### The exercise:
In the entries below, find the lines with the word "drawn" and copy them.

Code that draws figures
----
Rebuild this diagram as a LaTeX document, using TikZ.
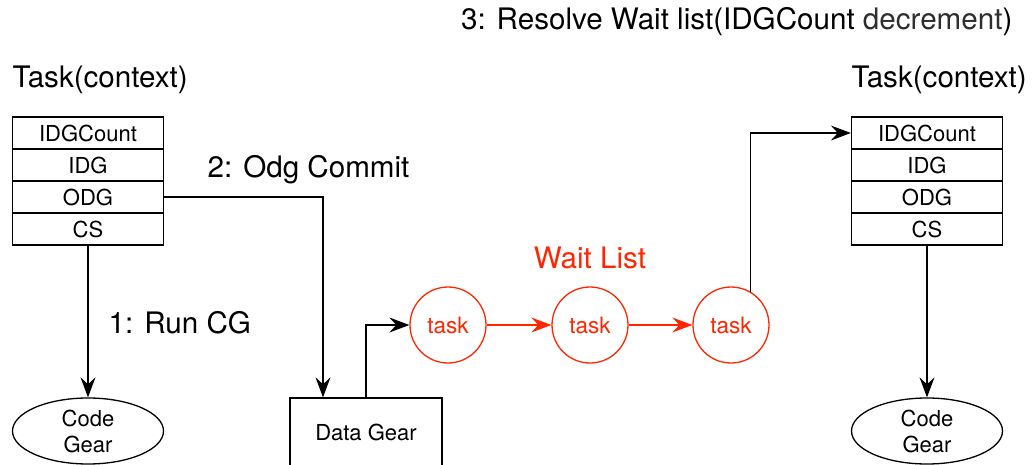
\documentclass[tikz,border=0pt]{standalone}
\usepackage{fontspec}
\setmainfont{TeX Gyre Heros}
\usetikzlibrary{arrows.meta,shapes.geometric}
\definecolor{ored}{HTML}{FF2600}
\definecolor{dgray}{HTML}{2E2E2E}
\begin{document}
\begin{tikzpicture}[x=1pt,y=-1pt,
  line width=1.3pt,
  tip/.style={-{Stealth[length=20pt,width=15pt,inset=7pt]}},
  cell/.style={draw,rectangle,minimum width=151pt,minimum height=32pt,inner sep=0pt,font=\fontsize{22}{26}\selectfont},
  big/.style={font=\fontsize{29.6}{34}\selectfont,inner sep=0pt},
  cg/.style={draw,ellipse,minimum width=151pt,minimum height=66pt,inner sep=0pt,align=center,font=\fontsize{22}{26}\selectfont},
  tsk/.style={draw=ored,circle,minimum size=76pt,inner sep=0pt,text=ored,font=\fontsize{22.5}{26}\selectfont},
  rtip/.style={tip,draw=ored,fill=ored}]
\useasboundingbox (0,0) rectangle (1033,465);
% left task
\node[big,anchor=west] (ltl) at (12,80) {Task(context)};
\node[cell] (lidgc) at (88,133) {IDGCount};
\node[cell] (lidg) at (88,165) {IDG};
\node[cell] (lodg) at (88,197) {ODG};
\node[cell] (lcs) at (88,229) {CS};
\node[cg] (lcg) at (88,431) {Code\\Gear};
% right task
\node[big,anchor=west] (rtl) at (851,80) {Task(context)};
\node[cell] (ridgc) at (927,133) {IDGCount};
\node[cell] (ridg) at (927,165) {IDG};
\node[cell] (rodg) at (927,197) {ODG};
\node[cell] (rcs) at (927,229) {CS};
\node[cg] (rcg) at (927,431) {Code\\Gear};
% data gear
\node[draw,rectangle,minimum width=152pt,minimum height=72pt,inner sep=0pt] (dg) at (366,434) {};
\node[font=\fontsize{22}{26}\selectfont,inner sep=0pt] (dgt) at (366,432) {Data Gear};
% tasks
\node[tsk] (t1) at (448,325) {task};
\node[tsk] (t2) at (590,325) {task};
\node[tsk] (t3) at (731,325) {task};
% labels
\node[big,anchor=west] (l1) at (108,323) {1: Run CG};
\node[big,anchor=west] (l2) at (207,170) {2: Odg Commit};
\node[big,text=ored] (lw) at (590,258) {Wait List};
\node[big,anchor=east] (l3) at (1013,22) {3: Resolve Wait list(IDGCount \textcolor{dgray}{decrement})};
% connectors
\draw[tip] (lcs.south) -- (lcg.north);
\draw[tip] (rcs.south) -- (rcg.north);
\draw[tip] (lodg.east) -| ([xshift=-43pt]dg.north);
\draw[tip] (dg.north) |- (t1.west);
\draw[rtip] (t1.east) -- (t2.west);
\draw[rtip] (t2.east) -- (t3.west);
\draw[tip] (t3.60) |- (ridgc.west);
\end{tikzpicture}
\end{document}
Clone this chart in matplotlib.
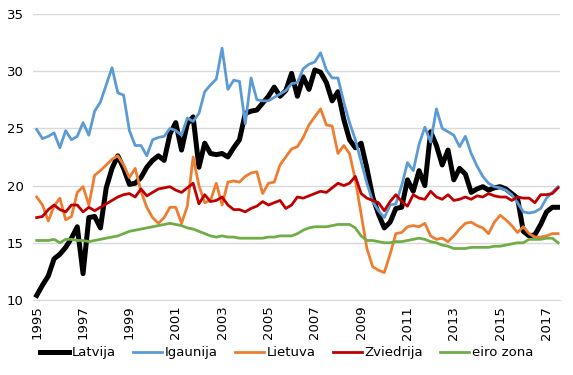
import matplotlib
matplotlib.use("Agg")
import matplotlib.pyplot as plt
import matplotlib.transforms as mtransforms

# quarterly values, 1995 Q1 .. 2017 Q3
latvija = [10.4, 11.3, 12.1, 13.6, 14.0, 14.6, 15.4, 16.4, 12.3, 17.2, 17.3, 16.3, 19.8, 21.5, 22.6, 21.5,
           20.1, 20.2, 20.7, 21.6, 22.2, 22.6, 22.2, 24.5, 25.5, 23.1, 25.4, 26.0, 21.6, 23.7, 22.8, 22.7,
           22.8, 22.5, 23.3, 24.0, 26.3, 26.5, 26.6, 27.2, 27.8, 28.6, 27.8, 28.3, 29.8, 27.8, 29.5, 28.4,
           30.1, 29.9, 29.0, 27.4, 28.2, 25.8, 24.0, 23.3, 23.7, 21.5, 19.0, 17.5, 16.3, 16.8, 18.0, 18.1,
           20.5, 19.5, 21.3, 20.0, 24.7, 23.5, 21.8, 23.1, 20.5, 21.5, 21.0, 19.4, 19.7, 19.9, 19.6, 19.8,
           19.9, 19.7, 19.3, 18.9, 16.0, 15.6, 15.7, 16.6, 17.7, 18.1, 18.1]
igaunija = [24.9, 24.1, 24.3, 24.6, 23.3, 24.8, 24.0, 24.3, 25.5, 24.4, 26.5, 27.3, 28.8, 30.3, 28.1, 27.9,
            24.8, 23.5, 23.5, 22.6, 24.0, 24.2, 24.3, 25.0, 24.8, 24.4, 25.9, 25.6, 26.3, 28.2, 28.8, 29.3,
            32.0, 28.4, 29.2, 29.1, 25.4, 29.4, 27.5, 27.4, 27.4, 27.7, 28.0, 28.3, 28.9, 29.0, 30.2, 30.6,
            30.8, 31.6, 30.1, 29.4, 29.4, 27.3, 25.5, 24.0, 22.1, 20.2, 18.6, 17.8, 17.2, 18.3, 18.4, 20.0,
            22.0, 21.3, 23.6, 25.1, 23.8, 26.7, 25.0, 24.7, 24.4, 23.4, 24.3, 22.8, 21.7, 20.8, 20.2, 19.9,
            19.8, 19.6, 19.2, 18.5, 17.7, 17.6, 17.7, 18.0, 18.9, 19.4, 19.9]
lietuva = [19.0, 18.3, 16.9, 18.2, 18.9, 17.0, 17.3, 19.4, 19.9, 18.3, 20.9, 21.3, 21.8, 22.3, 22.6, 21.8,
           20.7, 21.5, 19.5, 18.1, 17.2, 16.7, 17.2, 18.1, 18.1, 16.7, 18.2, 22.5, 20.0, 18.5, 18.7, 20.2,
           18.3, 20.3, 20.4, 20.3, 20.8, 21.1, 21.2, 19.3, 20.2, 20.3, 21.8, 22.5, 23.2, 23.4, 24.2, 25.3,
           26.0, 26.7, 25.3, 25.2, 22.8, 23.5, 22.8, 20.5, 17.5, 14.5, 12.9, 12.6, 12.4, 14.0, 15.8, 15.9,
           16.4, 16.5, 16.4, 16.7, 15.6, 15.3, 15.4, 15.1, 15.6, 16.2, 16.7, 16.8, 16.5, 16.3, 15.8, 16.8,
           17.4, 17.0, 16.5, 15.9, 16.4, 15.8, 15.5, 15.5, 15.6, 15.8, 15.8]
zviedrija = [17.2, 17.3, 17.9, 18.3, 17.9, 17.7, 18.3, 18.3, 17.7, 18.1, 17.8, 18.1, 18.4, 18.7, 19.0, 19.2,
             19.3, 19.0, 19.7, 19.1, 19.4, 19.7, 19.8, 19.9, 19.6, 19.4, 19.8, 20.2, 18.4, 19.2, 18.6, 18.7,
             19.0, 18.3, 17.9, 17.9, 17.7, 18.0, 18.2, 18.6, 18.3, 18.5, 18.7, 18.0, 18.3, 19.0, 18.9, 19.1,
             19.3, 19.5, 19.4, 19.8, 20.2, 20.0, 20.2, 20.8, 19.3, 18.9, 18.7, 18.5, 17.8, 18.6, 19.2, 18.6,
             18.2, 19.2, 18.9, 18.8, 19.5, 19.0, 18.8, 19.2, 18.7, 18.8, 19.0, 18.8, 19.1, 19.0, 19.3, 19.1,
             19.0, 19.0, 18.7, 19.0, 18.9, 18.9, 18.5, 19.2, 19.2, 19.3, 19.8]
eiro_zona = [15.2, 15.2, 15.2, 15.3, 15.0, 15.3, 15.3, 15.2, 15.2, 15.1, 15.2, 15.3, 15.4, 15.5, 15.6, 15.8,
             16.0, 16.1, 16.2, 16.3, 16.4, 16.5, 16.6, 16.7, 16.6, 16.5, 16.3, 16.2, 16.0, 15.8, 15.6, 15.5,
             15.6, 15.5, 15.5, 15.4, 15.4, 15.4, 15.4, 15.4, 15.5, 15.5, 15.6, 15.6, 15.6, 15.8, 16.1, 16.3,
             16.4, 16.4, 16.4, 16.5, 16.6, 16.6, 16.6, 16.3, 15.6, 15.2, 15.2, 15.1, 15.0, 15.0, 15.1, 15.1,
             15.2, 15.3, 15.4, 15.3, 15.1, 15.0, 14.8, 14.7, 14.5, 14.5, 14.5, 14.6, 14.6, 14.6, 14.6, 14.7,
             14.7, 14.8, 14.9, 15.0, 15.0, 15.3, 15.3, 15.3, 15.4, 15.4, 15.0]

year_labels = [str(y) for y in range(1995, 2018, 2)]
year_pos = list(range(0, 89, 8))

series = [("Latvija", latvija, "#000000", 3.6),
          ("Igaunija", igaunija, "#5B9BD5", 2.0),
          ("Lietuva", lietuva, "#ED7D31", 2.0),
          ("Zviedrija", zviedrija, "#C00000", 2.0),
          ("eiro zona", eiro_zona, "#70AD47", 2.0)]

plt.rcParams["font.family"] = "DejaVu Sans"
fig = plt.figure(figsize=(5.73, 3.75), dpi=100)
ax = fig.add_axes([0.058, 0.2, 0.919, 0.763])

x = list(range(len(latvija)))
for name, vals, col, lw in series:
    ax.plot(x, vals, color=col, lw=lw, label=name, solid_joinstyle="round")

ax.set_ylim(10, 35)
ax.set_yticks([10, 15, 20, 25, 30, 35])
ax.set_xlim(-0.6, 90.3)
ax.grid(axis="y", color="#D9D9D9", lw=1)
ax.set_axisbelow(True)
for s in ["top", "right", "left"]:
    ax.spines[s].set_visible(False)
ax.spines["bottom"].set_color("#D9D9D9")
ax.tick_params(axis="both", length=0, labelsize=9.5, colors="#000000")
ax.tick_params(axis="y", pad=7)

# year labels drawn as vertical text under the axis
ax.set_xticks(year_pos)
ax.set_xticklabels([])
trans = mtransforms.blended_transform_factory(ax.transData, ax.transAxes)
for pos, lab in zip(year_pos, year_labels):
    ax.text(pos, -0.02, lab, transform=trans, rotation="vertical",
            ha="center", va="top", fontsize=9.5)

fig.legend(loc="lower center", bbox_to_anchor=(0.5, 0.01), ncol=5, frameon=False,
           fontsize=9.5, handlelength=2.2, handletextpad=0.2, columnspacing=1.3)

fig.savefig("out.png", dpi=100)
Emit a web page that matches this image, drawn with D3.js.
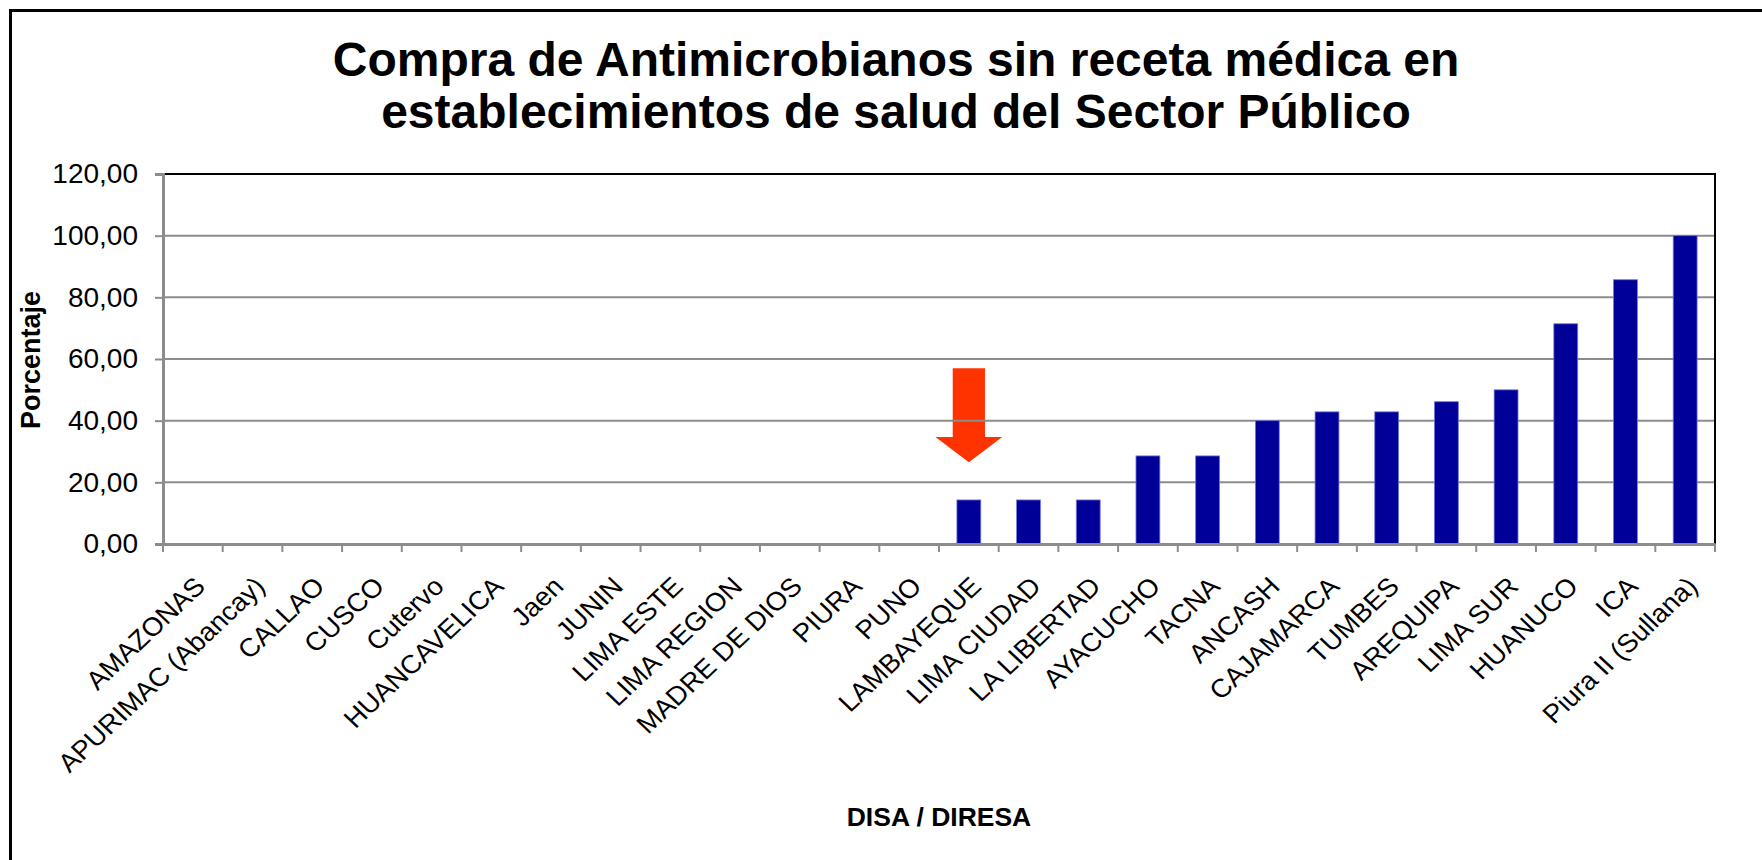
<!DOCTYPE html>
<html>
<head>
<meta charset="utf-8">
<script src="https://cdn.jsdelivr.net/npm/d3@7"></script>
<style>
  html, body { margin: 0; padding: 0; background: #fff; }
  svg { display: block; font-family: "Liberation Sans", Arial, sans-serif; }
</style>
</head>
<body>
<svg id="chart" width="1762" height="860"></svg>
<script>
// ---- data ----
const categories = ["AMAZONAS", "APURIMAC (Abancay)", "CALLAO", "CUSCO", "Cutervo", "HUANCAVELICA",
  "Jaen", "JUNIN", "LIMA ESTE", "LIMA REGION", "MADRE DE DIOS", "PIURA", "PUNO", "LAMBAYEQUE",
  "LIMA CIUDAD", "LA LIBERTAD", "AYACUCHO", "TACNA", "ANCASH", "CAJAMARCA", "TUMBES", "AREQUIPA",
  "LIMA SUR", "HUANUCO", "ICA", "Piura II (Sullana)"];
const values = [0, 0, 0, 0, 0, 0, 0, 0, 0, 0, 0, 0, 0, 14.29, 14.29, 14.29, 28.57, 28.57, 40.00,
  42.86, 42.86, 46.15, 50.00, 71.43, 85.71, 100.00];
const yTicks = [0, 20, 40, 60, 80, 100, 120];
const titleLines = ["Compra de Antimicrobianos sin receta médica en", "establecimientos de salud del Sector Público"];
const yTitle = "Porcentaje";
const xTitle = "DISA / DIRESA";
// annotation arrow: points at this category, spanning these values (top, head start, tip)
const arrowCategory = "LAMBAYEQUE";
const arrowValues = [57, 34.7, 26.5];

// ---- layout ----
const svg = d3.select("#chart");
const W = 1762, H = 860;
const plot = { left: 163, right: 1715, top: 174, bottom: 544 };
const FONT = "'Liberation Sans', Arial, sans-serif";

svg.append("rect").attr("width", W).attr("height", H).attr("fill", "#fff");
// outer frame (left & top visible)
svg.append("path")
  .attr("d", `M10.5,${H + 5} L10.5,10.5 L${W + 5},10.5`)
  .attr("fill", "none").attr("stroke", "#000").attr("stroke-width", 3);

const x = d3.scaleBand().domain(categories).range([plot.left, plot.right]).padding(0);
const y = d3.scaleLinear().domain([0, 120]).range([plot.bottom, plot.top]);
const fmt = v => d3.format(".2f")(v).replace(".", ",");
const gridVals = yTicks.filter(t => t > 0 && t < 120);

// gridlines
svg.append("g").selectAll("line").data(gridVals).join("line")
  .attr("x1", plot.left).attr("x2", plot.right)
  .attr("y1", d => y(d)).attr("y2", d => y(d))
  .attr("stroke", "#8c8c8c").attr("stroke-width", 2);

// arrow annotation
const ac = x(arrowCategory) + x.bandwidth() / 2;
const shaftHalf = x.bandwidth() * 0.27, headHalf = x.bandwidth() * 0.56;
const arrowPts = [
  [ac - shaftHalf, y(arrowValues[0])], [ac + shaftHalf, y(arrowValues[0])],
  [ac + shaftHalf, y(arrowValues[1])], [ac + headHalf, y(arrowValues[1])],
  [ac, y(arrowValues[2])],
  [ac - headHalf, y(arrowValues[1])], [ac - shaftHalf, y(arrowValues[1])]
];
svg.append("polygon").attr("points", arrowPts.map(p => p.join(",")).join(" "))
  .attr("fill", "#ff3300");
// gridline visible through the arrow shaft (as in reference)
svg.append("g").selectAll("line")
  .data(gridVals.filter(d => y(d) > y(arrowValues[0]) && y(d) < y(arrowValues[1])))
  .join("line")
  .attr("x1", ac - shaftHalf).attr("x2", ac + shaftHalf)
  .attr("y1", d => y(d)).attr("y2", d => y(d))
  .attr("stroke", "#8c8c8c").attr("stroke-width", 2);

// bars
const barW = x.bandwidth() / 2.5;
svg.append("g").selectAll("rect").data(categories.map((c, i) => ({ c, v: values[i] })).filter(d => d.v > 0))
  .join("rect")
  .attr("x", d => x(d.c) + (x.bandwidth() - barW) / 2)
  .attr("y", d => y(d.v))
  .attr("width", barW)
  .attr("height", d => y(0) - y(d.v))
  .attr("fill", "#000099")
  .attr("stroke", "#7777dd").attr("stroke-width", 0.8);

// plot border: top & right black
svg.append("path")
  .attr("d", `M${plot.left},${plot.top} L${plot.right},${plot.top} L${plot.right},${plot.bottom}`)
  .attr("fill", "none").attr("stroke", "#000").attr("stroke-width", 2);

// y axis
const yAxis = svg.append("g").attr("transform", `translate(${plot.left},0)`)
  .call(d3.axisLeft(y).tickValues(yTicks).tickFormat(fmt).tickSize(8).tickPadding(17));
yAxis.select(".domain").attr("stroke", "#8c8c8c").attr("stroke-width", 3);
yAxis.selectAll(".tick line").attr("stroke", "#8c8c8c").attr("stroke-width", 2);
yAxis.selectAll(".tick text").attr("font-size", 28).attr("fill", "#000")
  .attr("font-family", FONT);

// x axis
const xAxis = svg.append("g").attr("transform", `translate(0,${plot.bottom})`)
  .call(d3.axisBottom(x).tickSize(0).tickFormat(d => d));
xAxis.select(".domain").attr("stroke", "#8c8c8c").attr("stroke-width", 3);
// boundary ticks
svg.append("g").selectAll("line").data(d3.range(categories.length + 1)).join("line")
  .attr("x1", i => plot.left + i * x.step()).attr("x2", i => plot.left + i * x.step())
  .attr("y1", plot.bottom).attr("y2", plot.bottom + 8)
  .attr("stroke", "#8c8c8c").attr("stroke-width", 2);
xAxis.selectAll(".tick text")
  .attr("font-size", 26).attr("fill", "#000")
  .attr("font-family", FONT)
  .attr("text-anchor", "end")
  .attr("dy", null).attr("y", 0)
  .attr("transform", "translate(14,44) scale(1.06,1) rotate(-45)");

// titles
svg.append("g").selectAll("text").data(titleLines).join("text")
  .attr("x", 896).attr("y", (d, i) => 76 + i * 52)
  .attr("text-anchor", "middle").attr("font-size", 48).attr("font-weight", "bold")
  .text(d => d);

svg.append("text")
  .attr("transform", "translate(40,360) rotate(-90)")
  .attr("text-anchor", "middle").attr("font-size", 27).attr("font-weight", "bold")
  .text(yTitle);

svg.append("text")
  .attr("x", 939).attr("y", 826)
  .attr("text-anchor", "middle").attr("font-size", 26.5).attr("font-weight", "bold")
  .text(xTitle);
</script>
</body>
</html>
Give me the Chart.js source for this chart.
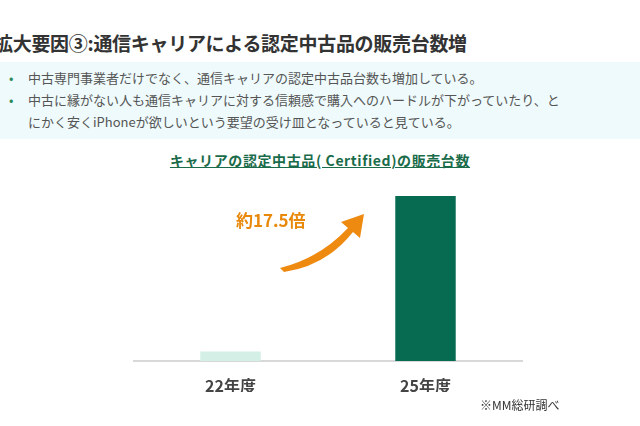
<!DOCTYPE html>
<html lang="ja">
<head>
<meta charset="UTF-8">
<title>キャリアの認定中古品の販売台数</title>
<script src="https://cdn.jsdelivr.net/npm/chart.js"></script>
<style>
  body { margin: 0; width: 640px; height: 426px; background: #fff; position: relative; overflow: hidden;
         font-family: "Noto Sans CJK JP", "Noto Sans", sans-serif; }
  .title { position: absolute; left: -6px; top: 29px; font-size: 19px; font-weight: bold; color: #333; white-space: nowrap; letter-spacing: -0.3px; }
  .box { position: absolute; left: 0; top: 62px; width: 640px; height: 77px; background: #eefafb; }
  .box ul { margin: 0; padding: 5px 0 0 28px; list-style: none; font-size: 13px; color: #555; line-height: 22px; }
  .box li { position: relative; padding-left: 0; }
  .box li::before { content: "•"; position: absolute; left: -19px; color: #2c8a5a; }
  .ctitle { position: absolute; left: 0; width: 640px; top: 150px; text-align: center; font-size: 14px; font-weight: bold;
            color: #1a6b4a; text-decoration: underline; letter-spacing: 0.6px; }
  .note { position: absolute; left: 480px; top: 396px; font-size: 12px; color: #333; }
  .mult { position: absolute; left: 236px; top: 207px; font-size: 17px; font-weight: bold; color: #e8890c; }
  #wrap { position: absolute; left: 133px; top: 180px; width: 390px; height: 212px; }
  svg { position: absolute; left: 0; top: 0; }
</style>
</head>
<body>
<div class="title">拡大要因③:通信キャリアによる認定中古品の販売台数増</div>
<div class="box">
  <ul>
    <li>中古専門事業者だけでなく、通信キャリアの認定中古品台数も増加している。</li>
    <li>中古に縁がない人も通信キャリアに対する信頼感で購入へのハードルが下がっていたり、と<br>にかく安くiPhoneが欲しいという要望の受け皿となっていると見ている。</li>
  </ul>
</div>
<div class="ctitle">キャリアの認定中古品( Certified)の販売台数</div>
<div id="wrap"><canvas id="c"></canvas></div>
<div class="mult">約17.5倍</div>
<svg width="640" height="426">
  <path d="M280 268 Q320 258 348 228 L341 222 L364 214 L360 238 L353 232 Q326 266 284 272 Z" fill="#ee8a10"/>
</svg>
<div class="note">※MM総研調べ</div>
<script>
const labels = ['22年度', '25年度'];
const values = [1, 17.5];
const colors = ['#d3efe6', '#066b51'];

new Chart(document.getElementById('c'), {
  type: 'bar',
  data: { labels: labels, datasets: [{ data: values, backgroundColor: colors, barPercentage: 0.31, categoryPercentage: 1 }] },
  options: {
    responsive: true, maintainAspectRatio: false, animation: false,
    layout: { padding: 0 },
    plugins: { legend: { display: false }, tooltip: { enabled: false } },
    scales: {
      x: {
        grid: { display: false, drawTicks: false },
        border: { color: '#d8d8d8', width: 2 },
        ticks: { color: '#444', padding: 15, font: { size: 16, weight: 'bold', family: 'Noto Sans CJK JP' } },
        afterFit: s => { s.height = 31; }
      },
      y: { display: false, min: 0, max: 19.2 }
    }
  }
});
</script>
</body>
</html>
----
### Exercise response:
# year labels drawn as vertical text under the axis
Emit a web page that matches this image, drawn with D3.js.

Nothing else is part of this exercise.